The Book Vs. The Movie – To All The Boys I’ve Loved Before
March 7, 2019
When Netflix’s rendition of Jenny Han’s novel To All The Boys I’ve Loved Before first premiered in late 2018, it was an immediate hit – especially among younger viewers.
The sweet, innocent story of Lara Jean Covey’s accidental love story is perfectly cliche. She, sixteen, is shy and rather reserved for her age – at least, according to her nine-year old sister, Kitty. With good intentions, Kitty sneaks into her sister’s room one night and mails five love letters Lara Jean had hidden in her hatbox, hoping it’ll take her sister’s nose out of all her romance books and give her a chance at a real relationship. These letters, though addressed and sealed, were never meant to be sent (Lara Jean had written them for the same purpose of writing a diary entry). To complicate things, one of the love letters had gone to her older sister Margot’s ex-boyfriend, AND Lara Jean’s best guy-friend and neighbor, Josh. The two had broken up because Margot went off to college in Scotland, but Josh, a year younger, was home and in school with Lara Jean.
Though, Lara Jean doesn’t realize the letters had been sent until Peter Kavinsky – the most handsome and popular boy in her school (and, actually, one of her middle-school best friends) – approaches her with it. With a few fun and awkward encounters in between, the two eventually settle on a contracted fake relationship, one to benefit them both; for Peter, it’d make his ex-girlfriend jealous, and for Lara Jean, it’d fool Josh into thinking she doesn’t have feelings for him.
The rest of the movie is a mix of emotion as the two attempt to make sense of their forced relationship. I won’t spoil the ending, though I will say that almost everyone who has watched has agreed upon a favorite character (and Lara Jean agrees).
The movie was refreshing. A modern romantic comedy – something that doesn’t happen as often as it should. A lot of the favorite rom-coms are from the 90’s and early 2000’s, as people tend to gravitate towards titles like “10 Things I hate About You” and “Clueless” because they’re considered classics to the younger generations who grew up on them. Though, “To All The Boys I’ve Loved Before” is more reflective of high-school students today, and gives modern-day teens a quality film to fawn over and call their own. And, it was based on a book – so, if anyone is like me, the first thing they’d have done after finishing the movie is read the book it was based off of.
The novel shares the same basic premise as the movie, but with more plot and drama and “cute” moments between the characters. There is more depth to each character’s background – inevitably because there is more room to elaborate in a 300 page book than in an hour and a half film. Yet, with the descriptions of Josh and Margot’s relationship, of Peter and his ex-girlfriend, and of Lara Jean and all of the people from her past and present, the story in book-form is much more appealing. Lara Jean’s voice is just as she acts in the movie, but there is more she is able to say. Each character is given a bigger stage, and more time to present themselves, and so the rest of the story is heightened naturally because of it. I understand not everyone enjoys reading and is relieved it was made to be a movie, but the book is a fast-read and is written very colloquially. If you are a fan of the movie, it really is worth the time.

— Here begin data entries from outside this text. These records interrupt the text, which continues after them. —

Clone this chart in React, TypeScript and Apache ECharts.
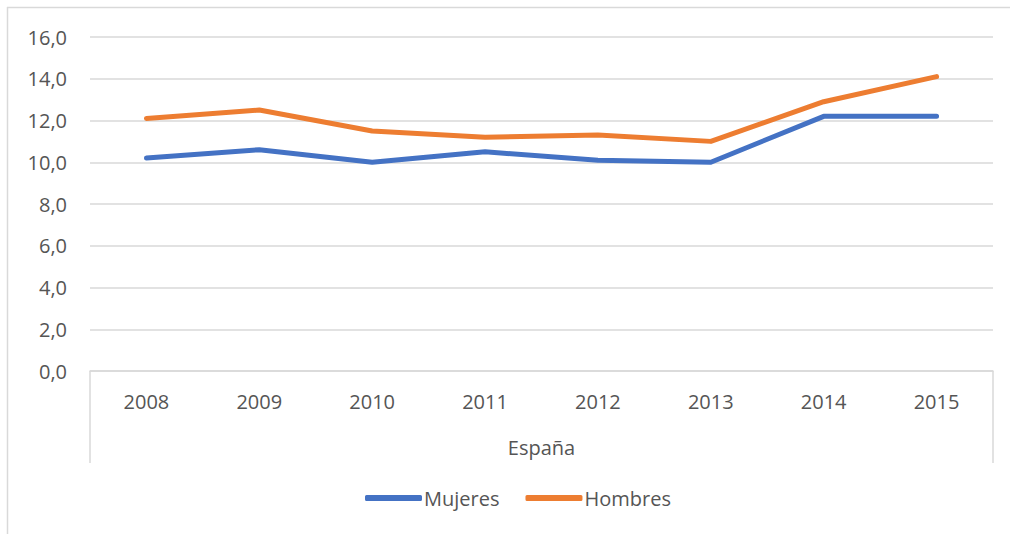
import React, { useEffect, useRef } from "react";
import * as echarts from "echarts";

const years = ["2008", "2009", "2010", "2011", "2012", "2013", "2014", "2015"];
const mujeres = [10.2, 10.6, 10.0, 10.5, 10.1, 10.0, 12.2, 12.2];
const hombres = [12.1, 12.5, 11.5, 11.2, 11.3, 11.0, 12.9, 14.1];
const groupLabel = "España";
const seriesNames = ["Mujeres", "Hombres"];
const colors = ["#4472C4", "#ED7D31"];

export default function App() {
  const ref = useRef<HTMLDivElement>(null);
  useEffect(() => {
    if (!ref.current) return;
    const chart = echarts.init(ref.current, null, { renderer: "svg" });
    const font = "'Open Sans', sans-serif";
    const gray = "#d9d9d9";
    const textColor = "#555555";
    chart.setOption({
      animation: false,
      backgroundColor: "#ffffff",
      textStyle: { fontFamily: font },
      grid: { left: 90, right: 17, top: 37, bottom: 163, containLabel: false },
      xAxis: {
        type: "category",
        data: years,
        boundaryGap: true,
        axisLine: { show: true, lineStyle: { color: gray, width: 1.5 } },
        axisTick: { show: false },
        axisLabel: { color: textColor, fontSize: 20, fontFamily: font, margin: 20 },
        name: groupLabel,
        nameLocation: "middle",
        nameGap: 66,
        nameTextStyle: { color: textColor, fontSize: 20, fontFamily: font },
        splitLine: { show: false },
      },
      yAxis: {
        type: "value",
        min: 0,
        max: 16,
        interval: 2,
        axisLine: { show: false },
        axisTick: { show: false },
        axisLabel: {
          color: textColor,
          fontSize: 20,
          fontFamily: font,
          margin: 23,
          formatter: (v: number) => v.toFixed(1).replace(".", ","),
        },
        splitLine: { show: true, lineStyle: { color: gray, width: 1.5 } },
      },
      legend: {
        top: 483,
        left: 360,
        itemWidth: 57,
        itemHeight: 6,
        itemGap: 26,
        icon: "roundRect",
        textStyle: { color: textColor, fontSize: 20, fontFamily: font, padding: [0, 0, 0, -3] },
        data: seriesNames,
      },
      series: [
        {
          name: seriesNames[0],
          type: "line",
          data: mujeres,
          symbol: "none",
          lineStyle: { color: colors[0], width: 5, cap: "round", join: "round" },
          itemStyle: { color: colors[0] },
        },
        {
          name: seriesNames[1],
          type: "line",
          data: hombres,
          symbol: "none",
          lineStyle: { color: colors[1], width: 5, cap: "round", join: "round" },
          itemStyle: { color: colors[1] },
        },
      ],
      graphic: [
        { type: "line", shape: { x1: 7.5, y1: 7, x2: 7.5, y2: 534 }, style: { stroke: gray, lineWidth: 1.5 } },
        { type: "line", shape: { x1: 7, y1: 7.5, x2: 1010, y2: 7.5 }, style: { stroke: gray, lineWidth: 1.5 } },
        { type: "line", shape: { x1: 90, y1: 371, x2: 90, y2: 463 }, style: { stroke: gray, lineWidth: 1.5 } },
        { type: "line", shape: { x1: 993, y1: 371, x2: 993, y2: 463 }, style: { stroke: gray, lineWidth: 1.5 } },
      ],
    });
    return () => chart.dispose();
  }, []);
  return (
    <div
      ref={ref}
      style={{ position: "absolute", left: 0, top: 0, width: 1010, height: 534 }}
    />
  );
}
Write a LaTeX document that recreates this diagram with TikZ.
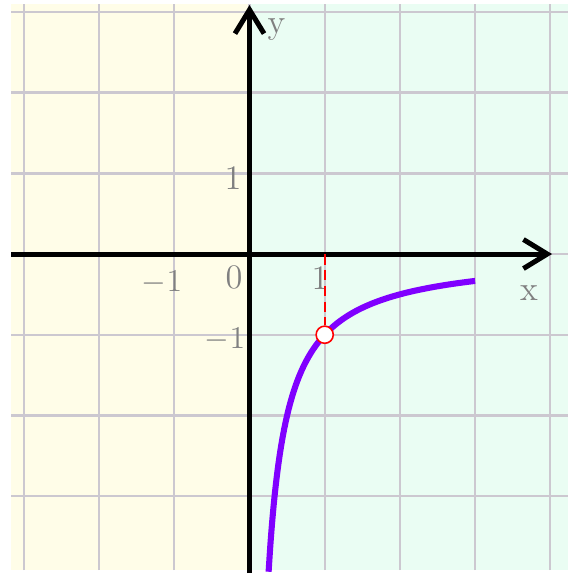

There are two sequels to the novel – P.S. I Still Love You and Always & Forever, Lara Jean. I’ve just finished the second book, and am eager to start the last. For sequel-purposes, the first book does not end as the movie does (the book is left on a cliffhanger), and so the movie seeps into the second book a bit. Still, not much was changed – only some was deleted.
It is impossible to say which was better, because preference is the deciding factor. I’d choose the book in a heartbeat, because I love how much more I learned about each character as opposed to in the movie. Nevertheless, both are must-sees/reads. I hope that, if you haven’t already, you’ve been inspired to hear Lara Jean’s story, because it really is something special.